What followed was a starry night and a scary one, with far more than the forecast 20 knots from the nor'west. As I sat in my multiple layers of clothing, swaying with the motion, "Securite, Securite," was announced on the radio, "Gale warning."
"We could have told them hours ago," said Michel. We surfed down a particularly big sea and our auxiliary wind vane rudder shaft buckled. Rolling in sail to slow us enough to maintain steerage, we made for Drakes Bay. Here we dropped the rudder and hoisted it aboard with a halyard. A good excuse to put in to San Francisco. With bent wind vane rudder lashed to the big dinghy and Tiller Master at the helm, we passed under Golden Gate Bridge, amazed at the roar of traffic, wondering as we always do, "Why does the bridge never look as if it will be high enough?"
The next big blow hit so hard that the Golden Gate swayed and rigging moaned. We were snugged down in Sausalito at the funky, friendly Napa Street Pier. There we spent a couple of happy weeks. Lighted portholes. Sounds of laughter. Tethered bicycles. Clusters of dinghies from anchored outriders. And on the beach, the bones of the old mail packet Galilee from the Tahiti run.
With heavier pipe on our beefed-up wind vane rudder shaft, we continued south past Monterey Peninsula and Point Sur, past Piedras Blancas frosted with guano. There was Hearst Castle perched in apparent solitude. Palm trees on the skyline lent the scene a southern flavor. A sea otter off San Simeon rolled to show red belly fur.

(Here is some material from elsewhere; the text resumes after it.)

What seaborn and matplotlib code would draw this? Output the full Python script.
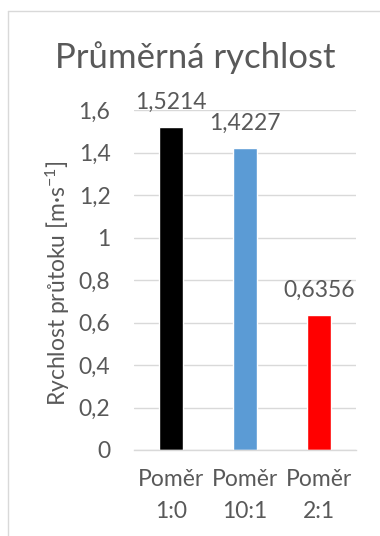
import matplotlib
matplotlib.use("Agg")
import matplotlib.pyplot as plt
from matplotlib.lines import Line2D
import seaborn as sns
import pandas as pd

categories = ["Poměr\n1:0", "Poměr\n10:1", "Poměr\n2:1"]
values = [1.5214, 1.4227, 0.6356]
value_labels = ["1,5214", "1,4227", "0,6356"]
colors = ["#000000", "#5b9bd5", "#ff0000"]
yticks = [0, 0.2, 0.4, 0.6, 0.8, 1.0, 1.2, 1.4, 1.6]
ytick_labels = ["0", "0,2", "0,4", "0,6", "0,8", "1", "1,2", "1,4", "1,6"]
title = "Průměrná rychlost"
ylabel = "Rychlost průtoku [m·s$^{-1}$]"

sns.set_theme(style="white")
plt.rcParams['font.family'] = ['Lato', 'DejaVu Sans']
plt.rcParams['mathtext.fontset'] = 'custom'
plt.rcParams['mathtext.rm'] = 'Lato'
plt.rcParams['mathtext.it'] = 'Lato'
plt.rcParams['mathtext.default'] = 'rm'
TXT = "#595959"
GRID = "#d9d9d9"

df = pd.DataFrame({"cat": categories, "val": values})

fig = plt.figure(figsize=(3.8, 5.36), dpi=100)
ax = fig.add_axes([134/380, 1-450/536, 222/380, 340/536])

sns.barplot(data=df, x="cat", y="val", hue="cat", palette=colors,
            legend=False, width=0.33, ax=ax, saturation=1)

ax.set_xlim(-0.5, 2.5)
ax.set_ylim(0, 1.6)
ax.set_yticks(yticks)
ax.set_yticklabels(ytick_labels)
ax.yaxis.grid(True, color=GRID, lw=1.0)
ax.set_axisbelow(True)
for s in ["top", "right", "left"]:
    ax.spines[s].set_visible(False)
ax.spines["bottom"].set_color(GRID)
ax.spines["bottom"].set_linewidth(1.0)
ax.tick_params(axis="both", length=0, labelsize=16.5, colors=TXT)
ax.tick_params(axis="y", pad=17)
ax.tick_params(axis="x", pad=14)
for t in ax.get_xticklabels():
    t.set_linespacing(1.6)
ax.set_xlabel("")
ax.set_ylabel(ylabel, fontsize=16.5, color=TXT, va="center")
ax.yaxis.set_label_coords((58-134)/222, 0.49)

for i, (v, lab) in enumerate(zip(values, value_labels)):
    ax.annotate(lab, (i, v), xytext=(0, 13), textcoords="offset points",
                ha="center", va="baseline", fontsize=16.5, color=TXT)

fig.text(195/380, 1-68/536, title, ha="center", va="baseline",
         fontsize=25, color=TXT)

fig.add_artist(Line2D([7.5/380, 7.5/380], [0, 1-11/536], color=GRID, lw=1.0,
                      transform=fig.transFigure))
fig.add_artist(Line2D([7.5/380, 1], [1-11/536, 1-11/536], color=GRID, lw=1.0,
                      transform=fig.transFigure))

fig.savefig("out.png", dpi=100)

We ghosted into Newport Beach Harbor just before daylight. Scoters and grebes skittered in all directions. Their feet smacked the water, and they made small-bird sounds as they radiated outward from our bow. What a lovely wildlife welcome to that jam-packed, man-made harbor with its megabuck forest of money-tree yachts. Here, with friends, we watched the boat parade of Christmas lights, thinking to ourselves once again how fortunate we were.
Later we carried on into Mexico and the South Pacific islands, to revisit old haunts and explore new. Gremlins had teased and tested us. Magic Dragon had once again kept us safe.